Il ne faut pas se taire, jamais. Le jour où nous on se tait eh bien ils seront morts pour rien, ils seront morts dans le silence. On ne peut pas accepter ça. Donc tant que vous êtes là, essayez de trouver des paroles, essayez de trouver des mots pour dire: “Non, on n’accepte pas ça.” Non, on ne peut pas accepter ça, on ne peut pas fermer les yeux sur une mort tous les deux jours, tous les trois jours, tous les quatre jours, c’est impossible. Donc on a des larmes. Oui, mais on a surtout aussi beaucoup de colère et on a beaucoup de moments où on ne sait même plus quoi faire pour dire: “arrêtez, arrêtez cette violence, arrêtez de harceler les gens ici, laissez les vivre.” Et si on veut pas des réfugiés en France, parce que la France est bien claire là dessus, ils ne veulent pas de réfugiés en France. S’ils veulent pas des réfugiés en France, Ouvrez les frontières, laissez les partir, laissez chaque personne aller vivre là où elle veut vivre. La terre n’appartient pas aux êtres avec une couleur blanche. La terre appartient à tout le monde et chaque personne a le droit d’aller trouver une place quelque part pour vivre.

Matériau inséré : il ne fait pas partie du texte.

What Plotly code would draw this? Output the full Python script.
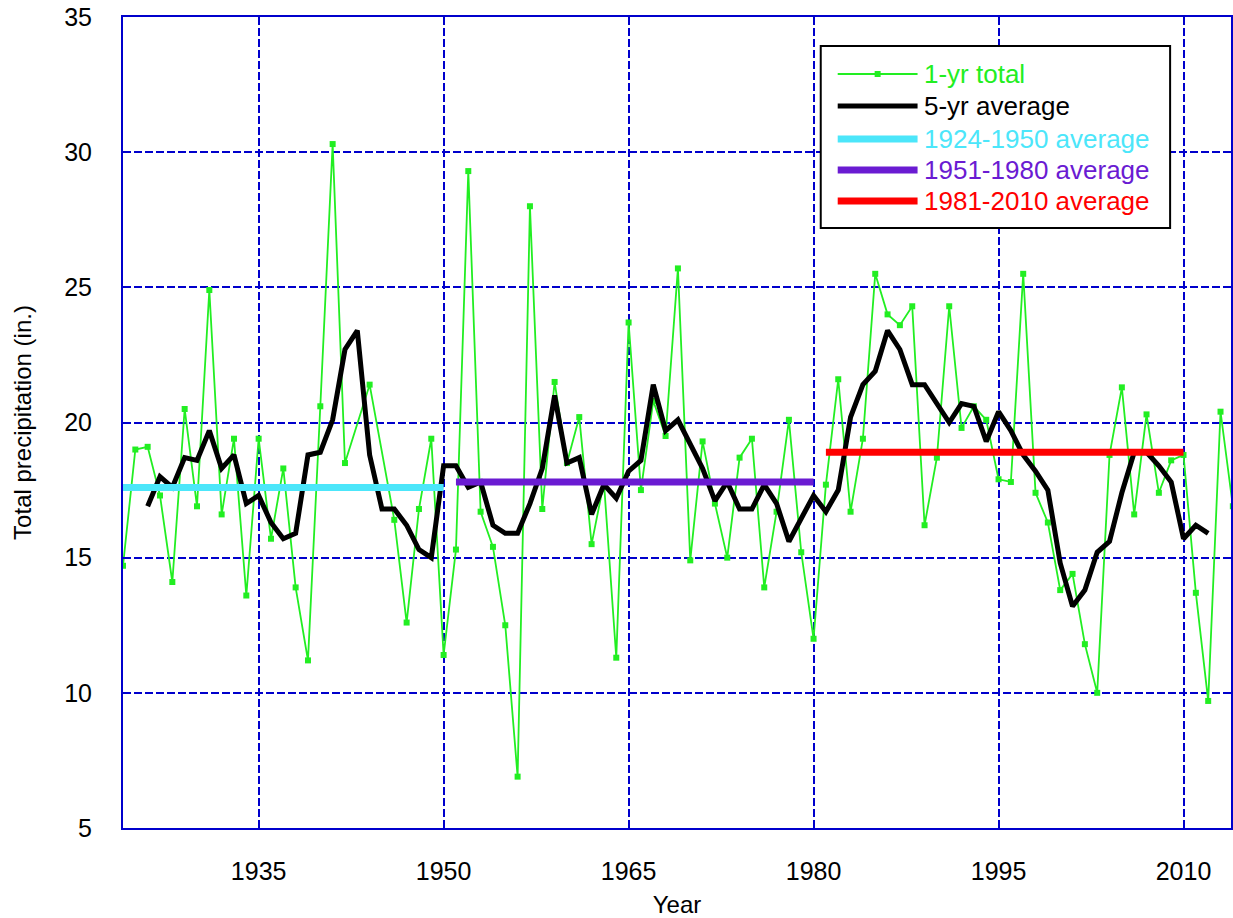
import plotly.graph_objects as go

# ---- data -----------------------------------------------------------------
years = list(range(1924, 2015))

# annual precipitation totals (in.); None = year without a value
annual_total = [
    14.7, 19.0, 19.1, 17.3, 14.1, 20.5, 16.9, 24.9, 16.6, 19.4,   # 1924-1933
    13.6, 19.4, 15.7, 18.3, 13.9, 11.2, 20.6, 30.3, 18.5, None,   # 1934-1943
    21.4, None, 16.4, 12.6, 16.8, 19.4, 11.4, 15.3, 29.3, 16.7,   # 1944-1953
    15.4, 12.5, 6.9, 28.0, 16.8, 21.5, 18.5, 20.2, 15.5, 17.8,    # 1954-1963
    11.3, 23.7, 17.5, 20.8, 19.5, 25.7, 14.9, 19.3, 17.0, 15.0,   # 1964-1973
    18.7, 19.4, 13.9, 16.7, 20.1, 15.2, 12.0, 17.7, 21.6, 16.7,   # 1974-1983
    19.4, 25.5, 24.0, 23.6, 24.3, 16.2, 18.7, 24.3, 19.8, 20.6,   # 1984-1993
    20.1, 17.9, 17.8, 25.5, 17.4, 16.3, 13.8, 14.4, 11.8, 10.0,   # 1994-2003
    18.8, 21.3, 16.6, 20.3, 17.4, 18.6, 18.8, 13.7, 9.7, 20.4,    # 2004-2013
    16.9,                                                         # 2014
]

avg5_years = list(range(1926, 2013))
avg5_values = [
    16.9, 18.0, 17.6, 18.7, 18.6, 19.7, 18.3, 18.8, 17.0, 17.3,   # 1926-1935
    16.3, 15.7, 15.9, 18.8, 18.9, 20.1, 22.7, 23.4, 18.8, 16.8,   # 1936-1945
    16.8, 16.2, 15.3, 15.0, 18.4, 18.4, 17.6, 17.8, 16.2, 15.9,   # 1946-1955
    15.9, 17.0, 18.3, 21.0, 18.5, 18.7, 16.6, 17.7, 17.2, 18.2,   # 1956-1965
    18.6, 21.4, 19.7, 20.1, 19.2, 18.3, 17.1, 17.8, 16.8, 16.8,   # 1966-1975
    17.7, 17.0, 15.6, 16.5, 17.3, 16.7, 17.5, 20.2, 21.4, 21.9,   # 1976-1985
    23.4, 22.7, 21.4, 21.4, 20.7, 20.0, 20.7, 20.6, 19.3, 20.4,   # 1986-1995
    19.7, 18.8, 18.2, 17.5, 14.8, 13.2, 13.8, 15.2, 15.6, 17.4,   # 1996-2005
    18.9, 18.9, 18.4, 17.8, 15.7, 16.2, 15.9,                     # 2006-2012
]

period_names = ["1924-1950 average", "1951-1980 average", "1981-2010 average"]
period_start = [1924, 1951, 1981]
period_end = [1950, 1980, 2010]
period_mean = [17.6, 17.8, 18.9]
period_colors = ["#4ce6fa", "#6a1bd2", "#ff0000"]

x_ticks = [1935, 1950, 1965, 1980, 1995, 2010]
y_ticks = [5, 10, 15, 20, 25, 30, 35]

GREEN = "#22ee22"
BLUE = "#0000cc"
FONT = "Liberation Sans, Arial, sans-serif"

# ---- figure ---------------------------------------------------------------
W, H = 1233, 918
ML, MR, MT, MB = 123, 0, 17, 90

fig = go.Figure()

fig.add_trace(go.Scatter(
    x=years, y=annual_total, name="1-yr total", mode="lines+markers",
    connectgaps=True,
    line=dict(color=GREEN, width=1.8),
    marker=dict(symbol="square", size=6, color=GREEN),
    showlegend=False,
))

fig.add_trace(go.Scatter(
    x=avg5_years, y=avg5_values, name="5-yr average", mode="lines",
    line=dict(color="black", width=5),
    showlegend=False,
))

for name, x0, x1, m, c in zip(period_names, period_start, period_end,
                              period_mean, period_colors):
    fig.add_trace(go.Scatter(
        x=[x0, x1], y=[m, m], name=name, mode="lines",
        line=dict(color=c, width=7),
        showlegend=False,
    ))

# ---- legend box drawn by hand (long line samples) -------------------------
def px_x(p):
    return (p - ML) / (W - ML - MR)


def px_y(p):
    return (H - MB - p) / (H - MT - MB)


shapes = [dict(type="rect", xref="paper", yref="paper",
               x0=px_x(822), x1=px_x(1172), y0=px_y(228), y1=px_y(46),
               line=dict(color="black", width=2), fillcolor="white",
               layer="above")]
annotations = []

legend_rows = [
    ("1-yr total", GREEN, 1.8, GREEN),
    ("5-yr average", "black", 5, "black"),
] + [(n, c, 7, c) for n, c in zip(period_names, period_colors)]

row_y = [74, 106, 139, 170, 201]
for (label, lc, lw, tc), ry in zip(legend_rows, row_y):
    shapes.append(dict(type="line", xref="paper", yref="paper",
                       x0=px_x(839), x1=px_x(919), y0=px_y(ry), y1=px_y(ry),
                       line=dict(color=lc, width=lw), layer="above"))
    annotations.append(dict(xref="paper", yref="paper", x=px_x(923),
                            y=px_y(ry), text=label, showarrow=False,
                            xanchor="left", yanchor="middle",
                            font=dict(family=FONT, size=26, color=tc)))
# marker in the "1-yr total" sample
shapes.append(dict(type="rect", xref="paper", yref="paper",
                   x0=px_x(876), x1=px_x(882), y0=px_y(77), y1=px_y(71),
                   line=dict(width=0), fillcolor=GREEN, layer="above"))

axis_common = dict(
    showline=True, linecolor=BLUE, linewidth=2, mirror="ticks",
    ticks="inside", ticklen=8, tickwidth=1.5, tickcolor=BLUE,
    showgrid=True, gridcolor=BLUE, gridwidth=1.8, griddash="8px,3px",
    zeroline=False,
    tickfont=dict(family=FONT, size=25, color="black"),
)

fig.update_layout(
    width=W, height=H,
    margin=dict(l=ML, r=MR, t=MT, b=MB),
    paper_bgcolor="white", plot_bgcolor="white",
    showlegend=False,
    xaxis=dict(range=[1924, 2013.85], tickvals=x_ticks,
               ticklabelstandoff=20,
               title=dict(text="Year", standoff=12,
                          font=dict(family=FONT, size=24, color="black")),
               **axis_common),
    yaxis=dict(range=[5, 35], tickvals=y_ticks,
               ticklabelstandoff=24,
               title=dict(text="Total precipitation (in.)", standoff=26,
                          font=dict(family=FONT, size=24, color="black")),
               **axis_common),
    shapes=shapes,
    annotations=annotations,
)

fig.write_html("out.html")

Antoine – animateur à l’accueil de jour du Secours Catholique
Il n’y a pas de bon moment et de bonne façon pour dire cela aussi, mais je tiens à préciser que le travail du groupe décès, c’est aussi de visibiliser justement ces drames, ces situations, et d’accompagner tant que peut les victimes et les familles des victimes dans leurs démarches de funérailles, dans leurs démarches de deuil. Et pour cela, on a une cagnotte qui est mise en place depuis un certain temps justement pour couvrir ces frais et qui, comme vous l’avez sûrement deviné au vu du rythme dramatique des décès ces derniers jours et ces dernières semaines, doit être partagé. Si vous avez la possibilité de la partager ou des personnes qui pourraient justement donner à cette cagnotte là, ce serait essentiel pour qu’on puisse faire ce suivi dans les meilleures conditions. Si d’autres personnes veulent prendre la parole, je vais laisser le micro ici. Vous avez bien sûr le loisir de rester pour vous recueillir ou prendre un thé, un café.